MRP is designed to help ensure that inventory needs are determined in advance and materials are produced to meet the needs you forecast. Once you use the power of MRP to do the hard work and make sure the data is correct, it becomes crucial to use exception monitoring. It is crucial to ensure that integration on the shop floor is being managed through evidence of actual — not forecasted — demand and that every step of the process hums along without glitches.
First, let’s be clear what managing by exception means. Exception monitoring is the tool used by master production schedulers, material planners, and buyers to ensure business processes are in check and that there is a balance between demand and supply.
What Happens When You Ignore Exceptions?
Quite simply, exception monitoring is the secret to success when striving to create integration across the supply chain. Through exceptions-created alerts, you quickly receive a heads-up that the strategies and rules you put in place are not correct, or not being adhered to, or not being integrated with other functions.

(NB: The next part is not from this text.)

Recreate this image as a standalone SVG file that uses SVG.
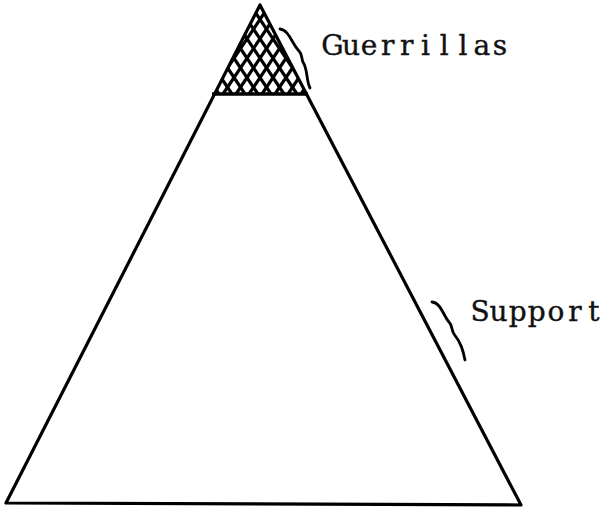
<svg xmlns="http://www.w3.org/2000/svg" width="606" height="509" viewBox="0 0 606 509">
<style>
.edge{fill:none;stroke:#000;stroke-width:3.2;stroke-linejoin:round}
.hatch{stroke:#000;stroke-width:3.2}
.brace{fill:none;stroke:#000;stroke-width:2.8;stroke-linecap:round}
.lbl{font-family:"DejaVu Serif","Liberation Serif",serif;font-size:28px;fill:#111;stroke:#111;stroke-width:0.4;text-anchor:middle}
</style>
<defs>
<clipPath id="top"><polygon points="260,5 214,94 306,94"/></clipPath>
</defs>
<rect width="606" height="509" fill="#fff"/>
<g id="pyramid">
<polygon class="edge" points="260,5 6,503 521,505"/>
</g>
<g id="guerrillas">
<g clip-path="url(#top)">
<g class="hatch">
<line x1="156" y1="0" x2="219" y2="94"/><line x1="169" y1="0" x2="232" y2="94"/><line x1="182" y1="0" x2="245" y2="94"/><line x1="195" y1="0" x2="258" y2="94"/><line x1="208" y1="0" x2="271" y2="94"/><line x1="221" y1="0" x2="284" y2="94"/><line x1="234" y1="0" x2="297" y2="94"/><line x1="247" y1="0" x2="310" y2="94"/><line x1="260" y1="0" x2="323" y2="94"/><line x1="273" y1="0" x2="336" y2="94"/>
<line x1="221" y1="0" x2="158" y2="94"/><line x1="234" y1="0" x2="171" y2="94"/><line x1="247" y1="0" x2="184" y2="94"/><line x1="260" y1="0" x2="197" y2="94"/><line x1="273" y1="0" x2="210" y2="94"/><line x1="286" y1="0" x2="223" y2="94"/><line x1="299" y1="0" x2="236" y2="94"/><line x1="312" y1="0" x2="249" y2="94"/><line x1="325" y1="0" x2="262" y2="94"/><line x1="338" y1="0" x2="275" y2="94"/><line x1="351" y1="0" x2="288" y2="94"/><line x1="364" y1="0" x2="301" y2="94"/>
</g>
</g>
<line x1="212" y1="94" x2="308" y2="94" stroke="#000" stroke-width="3.4"/>
<path class="brace" d="M280,29 C289,30 292,44 299,51 C303,55 301,58 303,62 C308,70 306,80 310,88"/>
<text class="lbl" x="332.5 351 369 387.8 406.6 425.4 444.2 463 481.8 500" y="55">Guerrillas</text>
</g>
<g id="support">
<path class="brace" d="M432,302 C441,303 443,315 449,322 C453,326 451,330 454,334 C461,343 463,350 465,360"/>
<text class="lbl" x="480 498.6 517.7 536.8 555.9 575 594" y="321">Support</text>
</g>
</svg>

Without a clear understanding of managing by exception, the following can and often does occur:
- Master data is inaccurate and does not support the full potential of MRP
- Process data becomes overdue and cluttered, breaking down the reliability of MRP
- Functions and departments set their own objectives, which rarely support improved productivity
- Communication across the company is difficult, inaccurate, and expensive
When processes and behavior are not aligned, inefficiencies are everywhere. These inefficiencies endanger your organization’s ability to secure a position and leads to unnecessary expense and missed business opportunities. The moment the process gets out of alignment, discrepancies between supply and demand become evident and cost is bound to be impacted. Even if you’re getting your product out the door to the customer on time, if you are consistently recovering at the last minute from your red-light situation, the quantity and time aspects of your supply chain are in jeopardy. Understanding the power of exception monitoring is key to a well-run supply chain and will help avoid future issues down the road.